The empty rolls of tissue, full bin and inability to breathe proves the first to be true.

I have begun to wonder whether the plague begins like this…or possibly something even more sinister…is there anything more sinister?

I am aware – thanks to “Autumn Watch” (which, might I add, I only watched once and only out of desperation) that the plague manifests itself in squirrels firstly through pustulant sores. These eventually take over extremities such as the ears, which in turn proceed to fall off. Now, I’m not an expert in squirrels, despite the huge amount of time I seem to have spent with them, however it appears to me that they didn’t actually seem to realise their own demise was seemingly imminent, as small squirrel bits dropped casually from them while they innocently continued to leap from tree to tree. I may, or may not, be exaggerating here. Nevertheless, this is highly distressing. My thinking is this. What if a similar fate is to befall me? If the squirrels weren’t to know, how am I to? Maybe I will sniff and sniff and sniff until one day my nose drops off! What if I don’t even notice then? I’ll keep losing bits until all that is left is a pile of used tissues and a misshapen pile of skin and bone.

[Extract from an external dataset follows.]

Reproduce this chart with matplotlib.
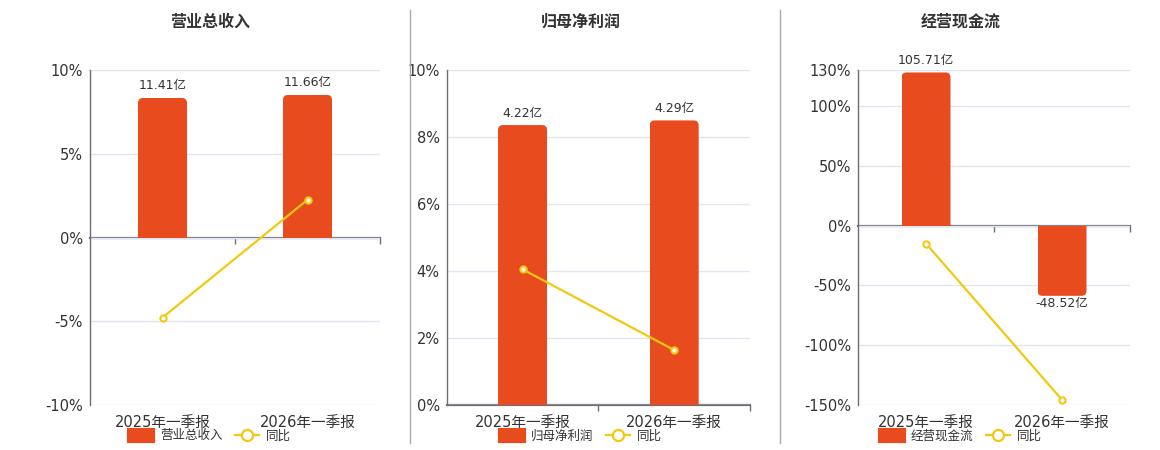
import matplotlib
matplotlib.use("Agg")
import matplotlib.pyplot as plt
from matplotlib.patches import FancyBboxPatch, Rectangle, Patch
from matplotlib.lines import Line2D
from matplotlib.ticker import FixedLocator, FuncFormatter

plt.rcParams['font.family'] = ['DejaVu Sans', 'Noto Sans CJK SC']

# ---------------- data ----------------
categories = ['2025年一季报', '2026年一季报']

revenue_title = '营业总收入'
revenue = [11.41, 11.66]          # 亿
revenue_yoy = [-4.78, 2.25]       # %

profit_title = '归母净利润'
profit = [4.22, 4.29]             # 亿
profit_yoy = [4.05, 1.64]         # %

cash_title = '经营现金流'
cashflow = [105.71, -48.52]       # 亿
cashflow_yoy = [-15.1, -145.7]    # %

# ---------------- styles ----------------
BAR_COLOR = '#E84C1E'
LINE_COLOR = '#F2C811'
GRID_COLOR = '#E0E6F1'
AXIS_COLOR = '#6E7079'
TEXT_COLOR = '#333333'

W, H = 1160, 450
fig = plt.figure(figsize=(W / 100, H / 100), dpi=100)

panels = [
    dict(title=revenue_title, bars=revenue, yoy=revenue_yoy,
         box=(90, 70, 380, 405), pct_lim=(-10, 10), pct_ticks=[-10, -5, 0, 5, 10],
         bar_lim=(-13.7, 13.7), cx=210),
    dict(title=profit_title, bars=profit, yoy=profit_yoy,
         box=(446.7, 70, 750, 405), pct_lim=(0, 10), pct_ticks=[0, 2, 4, 6, 8, 10],
         bar_lim=(0, 5.05), cx=581),
    dict(title=cash_title, bars=cashflow, yoy=cashflow_yoy,
         box=(858, 70, 1130, 405), pct_lim=(-150, 130), pct_ticks=[-150, -100, -50, 0, 50, 100, 130],
         bar_lim=(-123.9, 107.4), cx=961),
]

x = list(range(len(categories)))
BAR_W_PX = 49
RADIUS_PX = 5

for p in panels:
    l, t, r, b = p['box']
    rect = [l / W, 1 - b / H, (r - l) / W, (b - t) / H]
    ax = fig.add_axes(rect)
    ax.set_xlim(-0.5, len(categories) - 0.5)
    ax.set_ylim(*p['pct_lim'])
    ax.yaxis.set_major_locator(FixedLocator(p['pct_ticks']))
    ax.yaxis.set_major_formatter(FuncFormatter(lambda v, pos: f'{v:g}%'))
    ax.grid(axis='y', color=GRID_COLOR, lw=1)
    ax.set_axisbelow(True)
    for s in ['top', 'right', 'bottom']:
        ax.spines[s].set_visible(False)
    ax.spines['left'].set_color(AXIS_COLOR)
    ax.spines['left'].set_linewidth(1)
    ax.tick_params(axis='y', length=0, pad=5, labelsize=10.5, labelcolor=TEXT_COLOR)
    ax.set_xticks(x)
    ax.set_xticklabels(categories)
    ax.tick_params(axis='x', length=0, pad=7, labelsize=10.5, labelcolor=TEXT_COLOR)

    # zero axis line with category-boundary ticks
    sec = ax.secondary_xaxis(0, transform=ax.transData)
    sec.set_xticks([i + 0.5 for i in x])
    sec.set_xticklabels([])
    sec.spines['bottom'].set_color(AXIS_COLOR)
    sec.spines['bottom'].set_linewidth(1.6)
    sec.tick_params(axis='x', length=4, width=1, color=AXIS_COLOR, direction='out')

    # bar axis
    axb = ax.twinx()
    axb.set_ylim(*p['bar_lim'])
    axb.set_xlim(ax.get_xlim())
    axb.axis('off')
    px_x = (r - l) / (ax.get_xlim()[1] - ax.get_xlim()[0])
    bl = p['bar_lim']
    px_y = (b - t) / (bl[1] - bl[0])
    bw = BAR_W_PX / px_x
    bars = axb.bar(x, p['bars'], width=bw, color=BAR_COLOR)
    rx = RADIUS_PX / px_x
    ry = RADIUS_PX / px_y
    for patch, v in zip(bars.patches, p['bars']):
        bx = patch.get_x()
        patch.set_visible(False)
        lo, hi = min(0, v), max(0, v)
        # extend past the baseline so the baseline corners stay square, then clip
        if v >= 0:
            fy, fh = lo - 2 * ry, (hi - lo) + 2 * ry
        else:
            fy, fh = lo, (hi - lo) + 2 * ry
        fb = FancyBboxPatch((bx, fy), bw, fh,
                            boxstyle=f'round,pad=0,rounding_size={rx}',
                            mutation_aspect=px_x / px_y,
                            facecolor=BAR_COLOR, edgecolor='none')
        axb.add_patch(fb)
        clip = Rectangle((bx, lo), bw, hi - lo, transform=axb.transData)
        fb.set_clip_path(clip)
    for xi, v in zip(x, p['bars']):
        axb.annotate(f'{v:.2f}亿', (xi, v), xytext=(0, 4 if v >= 0 else -1),
                     textcoords='offset points', ha='center',
                     va='bottom' if v >= 0 else 'top', fontsize=9, color=TEXT_COLOR)

    # line axis
    axl = ax.twinx()
    axl.set_ylim(*p['pct_lim'])
    axl.set_xlim(ax.get_xlim())
    axl.axis('off')
    axl.plot(x, p['yoy'], color=LINE_COLOR, lw=1.6, marker='o', ms=4.5,
             mfc='white', mec=LINE_COLOR, mew=1.5, clip_on=False)

    fig.text(p['cx'] / W, 1 - 22 / H, p['title'], ha='center', va='center',
             fontsize=11.5, fontweight='bold', color=TEXT_COLOR)

    handles = [Patch(facecolor=BAR_COLOR, edgecolor=BAR_COLOR, linewidth=3,
                     joinstyle='round'),
               Line2D([0], [0], color=LINE_COLOR, lw=1.6, marker='o', ms=8,
                      mfc='white', mec=LINE_COLOR, mew=1.6)]
    fig.legend(handles, [p['title'], '同比'], loc='center',
               bbox_to_anchor=(p['cx'] / W, 1 - 436 / H), ncol=2, frameon=False,
               fontsize=9, handlelength=1.9, handleheight=1.0, handletextpad=0.6,
               columnspacing=1.0, labelcolor=TEXT_COLOR)

for sx in [410, 780]:
    fig.add_artist(Line2D([sx / W, sx / W], [1 - 10 / H, 1 - 443 / H],
                          color='#AAAAAA', lw=1))

fig.savefig('out.png', dpi=100)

What would Chris think, if he came home to that? If I keep still, perhaps I’ll stay together.

I really am quite ill. That is not an exaggeration.

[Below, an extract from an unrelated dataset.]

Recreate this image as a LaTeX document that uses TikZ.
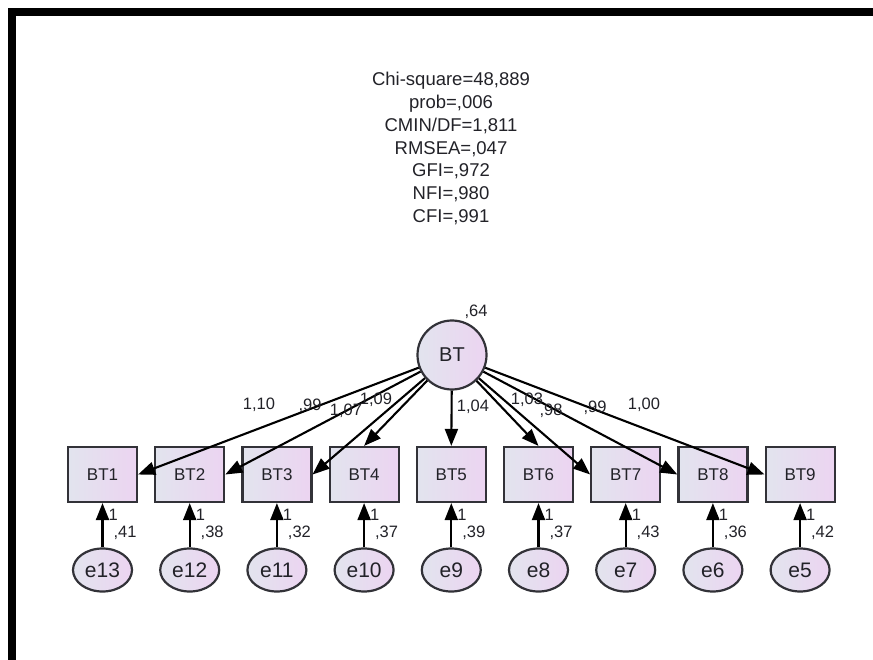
\documentclass[tikz,border=0pt]{standalone}
\usepackage{fontspec}
\setmainfont{Liberation Sans}
\usepackage{xcolor}
\definecolor{latgray}{RGB}{226,228,238}
\definecolor{latpink}{RGB}{236,212,241}
\definecolor{edgegray}{RGB}{50,50,56}
\definecolor{inkgray}{RGB}{34,34,40}
\usetikzlibrary{arrows.meta, shapes.geometric}

\begin{document}
\begin{tikzpicture}[x=1pt, y=-1pt,
  obs/.style={draw=edgegray, line width=2.2pt, left color=latgray, right color=latpink, minimum width=69pt, minimum height=55pt, inner sep=0pt, text=inkgray, font=\fontsize{17}{20}\selectfont},
  lat/.style={circle, draw=edgegray, line width=2.2pt, left color=latgray, right color=latpink, minimum size=69pt, inner sep=0pt, text=inkgray, font=\fontsize{20}{24}\selectfont},
  err/.style={ellipse, draw=edgegray, line width=2.2pt, left color=latgray, right color=latpink, minimum width=59pt, minimum height=43pt, inner sep=0pt, text=inkgray, font=\fontsize{21}{24}\selectfont},
  val/.style={inner sep=0pt, text=inkgray, font=\fontsize{16.5}{20}\selectfont},
  regr/.style={-{Triangle[length=17pt,width=13pt]}, line width=2.1pt, black},
]
\useasboundingbox (0,0) rectangle (873,660);
\draw[line width=8pt] (12,660) -- (12,12) -- (873,12);
% fit indices
\node[val, align=center, font=\fontsize{18.5}{22.8}\selectfont] (fit) at (451,148.5) {Chi-square=48,889\\ prob=,006\\ CMIN/DF=1,811\\ RMSEA=,047\\ GFI=,972\\ NFI=,980\\ CFI=,991};
% latent factor
\node[lat] (BT) at (452,355) {BT};
\node[val] (varBT) at (476,312) {,64};
% indicators
\node[obs] (BT1) at (102.5,474.5) {BT1};
\node[obs] (BT2) at (189.7,474.5) {BT2};
\node[obs] (BT3) at (276.9,474.5) {BT3};
\node[obs] (BT4) at (364.1,474.5) {BT4};
\node[obs] (BT5) at (451.3,474.5) {BT5};
\node[obs] (BT6) at (538.5,474.5) {BT6};
\node[obs] (BT7) at (625.7,474.5) {BT7};
\node[obs] (BT8) at (712.9,474.5) {BT8};
\node[obs] (BT9) at (800.1,474.5) {BT9};
% error terms
\node[err] (e13) at (102.5,570) {e13};
\node[err] (e12) at (189.7,570) {e12};
\node[err] (e11) at (276.9,570) {e11};
\node[err] (e10) at (364.1,570) {e10};
\node[err] (e9) at (451.3,570) {e9};
\node[err] (e8) at (538.5,570) {e8};
\node[err] (e7) at (625.7,570) {e7};
\node[err] (e6) at (712.9,570) {e6};
\node[err] (e5) at (800.1,570) {e5};
% loadings
\draw[regr] (BT) -- (BT1.east);
\draw[regr] (BT) -- (BT2.east);
\draw[regr] (BT) -- (BT3.east);
\draw[regr] (BT) -- (BT4.north);
\draw[regr] (BT) -- (BT5.north);
\draw[regr] (BT) -- (BT6.north);
\draw[regr] (BT) -- (BT7.west);
\draw[regr] (BT) -- (BT8.west);
\draw[regr] (BT) -- (BT9.west);
\node[val] (l1) at (259,405) {1,10};
\node[val] (l2) at (310,406) {,99};
\node[val] (l3) at (346,411) {1,07};
\node[val] (l4) at (376,400) {1,09};
\node[val] (l5) at (473,407) {1,04};
\node[val] (l6) at (527,400) {1,03};
\node[val] (l7) at (551,411) {,98};
\node[val] (l8) at (595,408) {,99};
\node[val] (l9) at (644,405) {1,00};
% error paths, fixed to 1
\draw[regr] (e13) -- node[val, pos=0.74, right=5pt] {1} (BT1);
\draw[regr] (e12) -- node[val, pos=0.74, right=5pt] {1} (BT2);
\draw[regr] (e11) -- node[val, pos=0.74, right=5pt] {1} (BT3);
\draw[regr] (e10) -- node[val, pos=0.74, right=5pt] {1} (BT4);
\draw[regr] (e9) -- node[val, pos=0.74, right=5pt] {1} (BT5);
\draw[regr] (e8) -- node[val, pos=0.74, right=5pt] {1} (BT6);
\draw[regr] (e7) -- node[val, pos=0.74, right=5pt] {1} (BT7);
\draw[regr] (e6) -- node[val, pos=0.74, right=5pt] {1} (BT8);
\draw[regr] (e5) -- node[val, pos=0.74, right=5pt] {1} (BT9);
% error variances
\node[val] (v13) at (125,533) {,41};
\node[val] (v12) at (212.2,533) {,38};
\node[val] (v11) at (299.4,533) {,32};
\node[val] (v10) at (386.6,533) {,37};
\node[val] (v9) at (473.8,533) {,39};
\node[val] (v8) at (561,533) {,37};
\node[val] (v7) at (648.2,533) {,43};
\node[val] (v6) at (735.4,533) {,36};
\node[val] (v5) at (822.6,533) {,42};
\end{tikzpicture}
\end{document}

I have attempted to sleep. No luck – when I lie down breathing becomes impossible and I can’t stop coughing. I have watched 2 hour long programmes and one film. I have searched for jobs. I have got up and made myself drinks and soup. It is just awful.

After watching “A Christmas Carol” last week (in an early effort to begin to get through our annual Christmas film list), Chris resurrected his old nickname for me. I am lovingly, and cruelly, referred to as ‘Tiny Tim’ around here.

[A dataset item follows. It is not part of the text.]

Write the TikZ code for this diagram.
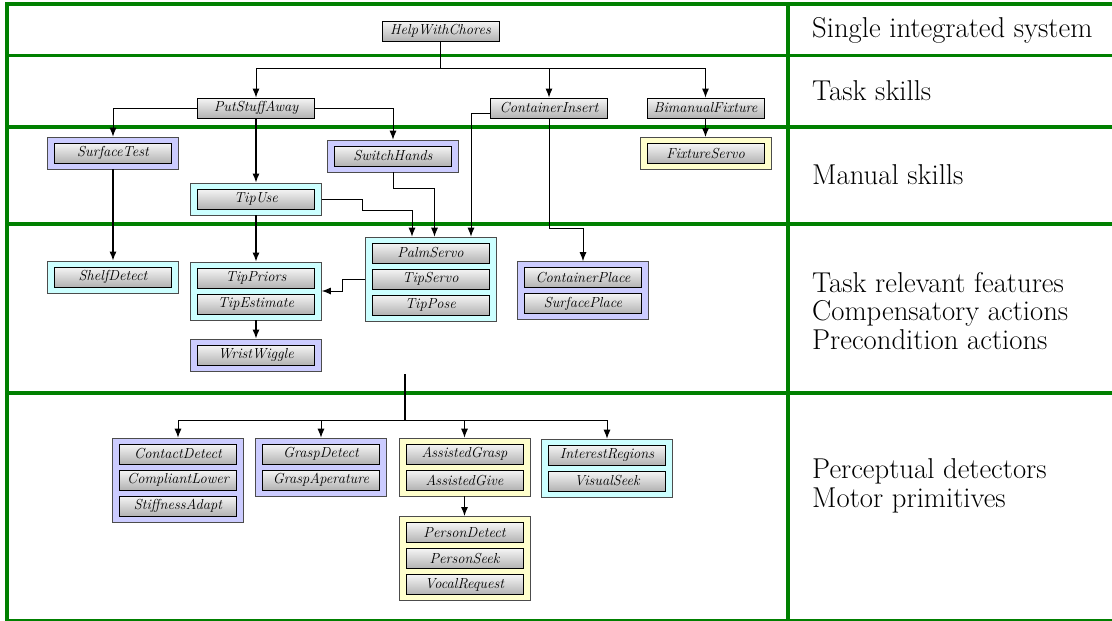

It’s not like I’m ill all the time, I just seem to come down with most things when they come my way. My mother used to love to blame that on my vegetarianism, though since I turned to the dark side some time ago now, she no longer has that excuse. I do just seem to be of a sickly constitution. Much like one of those sad girls Kitty and Lydia Bennett would have made fun of in Pride and Prejudice. Lady Catherine De Bourgh’s daughter maybe. If I lived in a mansion and was in line to inherit an enormous fortune I might be a little more cheery. Instead, I’m sitting alone in my dirty, untidy two-bed flat, vainly sniffing at an olbas oil bottle wondering exactly how long this thing is going to last.

I suppose as long as I don’t go the same way as those squirrels, I should count my blessings.